| Users/Traffic | API Gateway Load | Latency Impact | Security & Routing | Infrastructure Changes |
|---|---|---|---|---|
| 100 users | Low requests per second (RPS), single instance handles well | Minimal latency, simple routing | Basic authentication and rate limiting | Single server or cloud function |
| 10,000 users | Moderate RPS, single instance may start to saturate | Latency slightly increases, need optimized routing | Enhanced security policies, throttling | Load balancer added, possible multiple instances |
| 1 million users | High RPS, single instance insufficient | Latency sensitive, need caching and optimized paths | Advanced security (OAuth, JWT), API versioning | Horizontal scaling, distributed gateway cluster |
| 100 million users | Very high RPS, requires global distribution | Latency critical, edge caching and CDN integration | Multi-tenant security, dynamic routing, throttling | Global load balancers, multi-region clusters, CDN |
API gateway concept in HLD - Scalability & System Analysis
The API gateway server CPU and memory become the first bottleneck as traffic grows. It must handle all incoming requests, perform routing, authentication, rate limiting, and sometimes transformation. At moderate to high traffic, a single gateway instance cannot keep up, causing increased latency and dropped requests.
- Horizontal Scaling: Add multiple API gateway instances behind a load balancer to distribute traffic.
- Caching: Use response caching at the gateway or integrate with CDN to reduce backend load.
- Rate Limiting & Throttling: Protect backend services by limiting requests per user or IP.
- Edge Deployment: Deploy gateways closer to users globally to reduce latency.
- Service Mesh Integration: For internal microservices, use service mesh to offload routing and security.
- API Versioning & Routing Optimization: Efficient routing rules reduce processing time.
- At 1 million users, assuming 1 request per second per user, API gateway handles ~1 million RPS.

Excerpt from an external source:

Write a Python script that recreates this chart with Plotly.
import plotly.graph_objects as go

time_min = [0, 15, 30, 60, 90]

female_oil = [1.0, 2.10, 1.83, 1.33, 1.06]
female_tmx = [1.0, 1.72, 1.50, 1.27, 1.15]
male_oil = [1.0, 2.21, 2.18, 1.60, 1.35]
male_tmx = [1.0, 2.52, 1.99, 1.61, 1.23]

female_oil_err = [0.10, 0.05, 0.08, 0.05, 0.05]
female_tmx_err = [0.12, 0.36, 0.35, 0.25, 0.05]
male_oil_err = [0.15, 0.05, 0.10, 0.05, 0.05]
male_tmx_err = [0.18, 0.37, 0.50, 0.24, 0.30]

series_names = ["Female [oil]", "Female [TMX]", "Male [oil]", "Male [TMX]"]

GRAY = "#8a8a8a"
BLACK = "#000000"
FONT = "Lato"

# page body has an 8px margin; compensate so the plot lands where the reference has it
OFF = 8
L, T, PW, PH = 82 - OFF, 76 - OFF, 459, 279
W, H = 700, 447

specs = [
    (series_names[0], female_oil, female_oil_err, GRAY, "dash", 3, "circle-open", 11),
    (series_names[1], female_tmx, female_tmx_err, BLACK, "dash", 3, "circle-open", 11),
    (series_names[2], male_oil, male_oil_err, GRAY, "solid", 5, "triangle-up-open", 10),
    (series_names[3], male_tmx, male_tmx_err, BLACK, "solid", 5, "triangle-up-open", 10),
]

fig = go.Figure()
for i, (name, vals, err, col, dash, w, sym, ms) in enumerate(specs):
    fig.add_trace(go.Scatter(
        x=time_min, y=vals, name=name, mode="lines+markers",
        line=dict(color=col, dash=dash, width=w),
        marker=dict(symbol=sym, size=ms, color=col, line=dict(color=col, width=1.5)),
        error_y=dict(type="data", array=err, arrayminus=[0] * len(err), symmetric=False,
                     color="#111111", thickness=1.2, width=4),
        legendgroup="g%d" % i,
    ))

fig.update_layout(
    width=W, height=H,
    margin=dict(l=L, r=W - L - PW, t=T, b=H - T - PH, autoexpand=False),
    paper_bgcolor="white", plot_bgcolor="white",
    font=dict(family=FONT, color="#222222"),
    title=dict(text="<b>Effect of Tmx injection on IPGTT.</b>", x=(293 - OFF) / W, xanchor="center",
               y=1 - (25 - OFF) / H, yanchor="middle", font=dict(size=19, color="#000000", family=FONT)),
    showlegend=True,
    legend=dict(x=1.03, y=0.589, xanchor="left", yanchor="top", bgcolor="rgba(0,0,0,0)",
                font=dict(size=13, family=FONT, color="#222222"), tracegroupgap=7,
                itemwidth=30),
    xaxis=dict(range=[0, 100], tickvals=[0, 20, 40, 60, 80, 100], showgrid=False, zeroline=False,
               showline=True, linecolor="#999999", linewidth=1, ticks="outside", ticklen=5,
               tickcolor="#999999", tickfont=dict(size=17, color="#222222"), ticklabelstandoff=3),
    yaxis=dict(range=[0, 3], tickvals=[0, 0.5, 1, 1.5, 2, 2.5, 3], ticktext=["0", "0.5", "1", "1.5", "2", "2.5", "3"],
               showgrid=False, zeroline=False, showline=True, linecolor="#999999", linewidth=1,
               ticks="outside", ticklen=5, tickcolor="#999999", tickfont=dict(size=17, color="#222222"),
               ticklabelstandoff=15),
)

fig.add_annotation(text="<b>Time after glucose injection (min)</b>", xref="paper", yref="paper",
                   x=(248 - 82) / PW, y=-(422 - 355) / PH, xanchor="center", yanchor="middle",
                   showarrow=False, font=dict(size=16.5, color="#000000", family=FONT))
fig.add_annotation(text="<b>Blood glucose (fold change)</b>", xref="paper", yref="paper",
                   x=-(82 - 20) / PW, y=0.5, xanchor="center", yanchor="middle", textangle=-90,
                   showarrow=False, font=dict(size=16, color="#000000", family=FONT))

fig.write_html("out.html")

- One server handles ~3000-5000 concurrent connections; need ~200-300 gateway instances.
- Network bandwidth: 1 Gbps ~125 MB/s; estimate average request size to calculate total bandwidth.

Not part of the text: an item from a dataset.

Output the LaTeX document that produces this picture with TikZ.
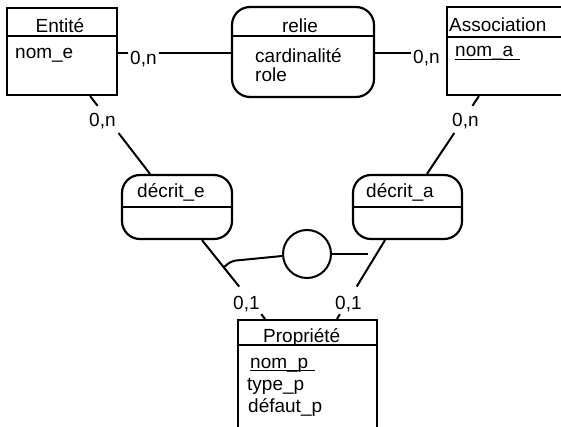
\documentclass[tikz,border=0pt]{standalone}
\usepackage{fontspec}
\setmainfont{Liberation Sans}
\usetikzlibrary{calc}

% underlined key attribute, rule running a little past the text
\newlength\pklen
\newcommand{\pk}[1]{\settowidth{\pklen}{#1}\addtolength{\pklen}{7pt}\rlap{\rule[-3.4pt]{\pklen}{1.6pt}}#1}

\tikzset{
  txt/.style={font=\fontsize{19}{22}\selectfont, inner sep=0pt},
  card/.style={txt, inner sep=2pt},
  entbox/.style={draw, line width=2.2pt, rectangle, inner sep=0pt},
  relbox/.style={draw, line width=2.2pt, rectangle, rounded corners=18pt, inner sep=0pt},
  hub/.style={draw, line width=2pt, circle, inner sep=0pt, minimum size=48pt},
  link/.style={line width=2pt},
  sep/.style={line width=2pt},
}

\begin{document}
\begin{tikzpicture}[x=1pt, y=-1pt]
\useasboundingbox (0,0) rectangle (561,427);
\clip (0,0) rectangle (561,427);
\fill[white] (0,0) rectangle (561,427);

% ---- entities and relations ----
\node[entbox, minimum width=110pt, minimum height=87pt] (ent) at (62,51.5) {};
\node[relbox, minimum width=142pt, minimum height=90pt] (relie) at (303,52) {};
\node[entbox, minimum width=143pt, minimum height=88pt] (assoc) at (518.5,51) {};
\node[relbox, minimum width=110pt, minimum height=64pt] (de) at (177,207) {};
\node[relbox, minimum width=109pt, minimum height=64pt] (da) at (407.5,207) {};
\node[hub] (circ) at (307,254) {};
\node[entbox, minimum width=139pt, minimum height=140pt] (prop) at (307.5,390) {};

% header separators
\draw[sep] ($(ent.north west)+(0,29)$) -- ($(ent.north east)+(0,29)$);
\draw[sep] ($(relie.north west)+(0,30)$) -- ($(relie.north east)+(0,30)$);
\draw[sep] ($(assoc.north west)+(0,31)$) -- ($(assoc.north east)+(0,31)$);
\draw[sep] ($(de.north west)+(0,33)$) -- ($(de.north east)+(0,33)$);
\draw[sep] ($(da.north west)+(0,33)$) -- ($(da.north east)+(0,33)$);
\draw[sep] ($(prop.north west)+(0,26)$) -- ($(prop.north east)+(0,26)$);

% ---- texts ----
\node[txt, anchor=base] (tEnt) at (60,33) {Entité};
\node[txt, anchor=base west] (tNomE) at (15,59) {nom\_e};
\node[txt, anchor=base] (tRelie) at (300,33) {relie};
\node[txt, anchor=base west] (tCard) at (255,63) {cardinalité};
\node[txt, anchor=base west] (tRole) at (255,82) {role};
\node[txt, anchor=base west] (tAssoc) at (449,32) {Association};
\node[txt, anchor=base west] (tNomA) at (455,57) {\pk{nom\_a}};
\node[txt, anchor=base west] (tDe) at (137,198) {décrit\_e};
\node[txt, anchor=base west] (tDa) at (366,198) {décrit\_a};
\node[txt, anchor=base west] (tProp) at (263,342) {Propriété};
\node[txt, anchor=base west] (tNomP) at (250,368) {\pk{nom\_p}};
\node[txt, anchor=base west] (tType) at (247,390) {type\_p};
\node[txt, anchor=base west] (tDef) at (248,412) {défaut\_p};

% ---- cardinalities ----
\node[card, anchor=base west] (c1) at (128,65) {0,n};
\node[card, anchor=base west] (c2) at (411,64) {0,n};
\node[card, anchor=base west] (c3) at (87,127) {0,n};
\node[card, anchor=base west] (c4) at (450,127) {0,n};
\node[card, anchor=base west] (c5) at (231,309) {0,1};
\node[card, anchor=base west] (c6) at (333,309) {0,1};

% ---- connectors ----
\coordinate (h1) at ($(ent.east)+(0,1.5)$);
\coordinate (h2) at ($(relie.west)+(0,1)$);
\coordinate (h3) at ($(relie.east)+(0,1)$);
\draw[link] (h1) -- (c1.west |- h1);
\draw[link] (c1.east |- h2) -- (h2);
\draw[link] (h3) -- (c2.west |- h3);

% Entité -- décrit_e, broken around its label
\path ($(ent.south east)+(-28,0)$) coordinate (a1)
      -- coordinate[pos=0.125] (a2) coordinate[pos=0.475] (a3)
      ($(de.north)+(-27,0)$) coordinate (a4);
\draw[link] (a1) -- (a2);
\draw[link] (a3) -- (a4);

% Association -- décrit_a
\path ($(assoc.south west)+(33,0)$) coordinate (b1)
      -- coordinate[pos=0.125] (b2) coordinate[pos=0.475] (b3)
      ($(da.north)+(19.5,0)$) coordinate (b4);
\draw[link] (b1) -- (b2);
\draw[link] (b3) -- (b4);

% décrit_e -- Propriété
\path ($(de.south)+(25,0)$) coordinate (d1)
      -- coordinate[pos=0.346] (j1) coordinate[pos=0.59] (d2) coordinate[pos=0.94] (d3)
      ($(prop.north)+(-42.5,0)$) coordinate (d4);
\draw[link] (d1) -- (d2);
\draw[link] (d3) -- (d4);

% décrit_a -- Propriété
\path ($(da.south)+(-22.5,0)$) coordinate (e1)
      -- coordinate[pos=0.59] (e2) coordinate[pos=0.94] (e3)
      ($(prop.north)+(29.5,0)$) coordinate (e4);
\draw[link] (e1) -- (e2);
\draw[link] (e3) -- (e4);

% constraint circle
\coordinate (j0) at (231,261);
\coordinate (k1) at (368,254);
\draw[link, rounded corners=5pt] ($(circ.west)+(0,2)$) -- (j0) -- (j1);
\draw[link] (circ.east) -- (k1);
\end{tikzpicture}
\end{document}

- Storage is minimal at gateway level, mostly logs and cache; scale storage for logs accordingly.
- Cost grows with number of instances, bandwidth, and caching infrastructure.
Start by explaining the API gateway role and its responsibilities. Discuss traffic growth impact on CPU, memory, and network. Identify the first bottleneck clearly. Then propose scaling solutions step-by-step: horizontal scaling, caching, edge deployment. Mention trade-offs and cost implications. Use real numbers to show understanding.
Your API gateway handles 1000 QPS. Traffic grows 10x to 10,000 QPS. What do you do first?
Answer: Add more API gateway instances behind a load balancer to horizontally scale and distribute the increased load, preventing CPU/memory saturation and reducing latency.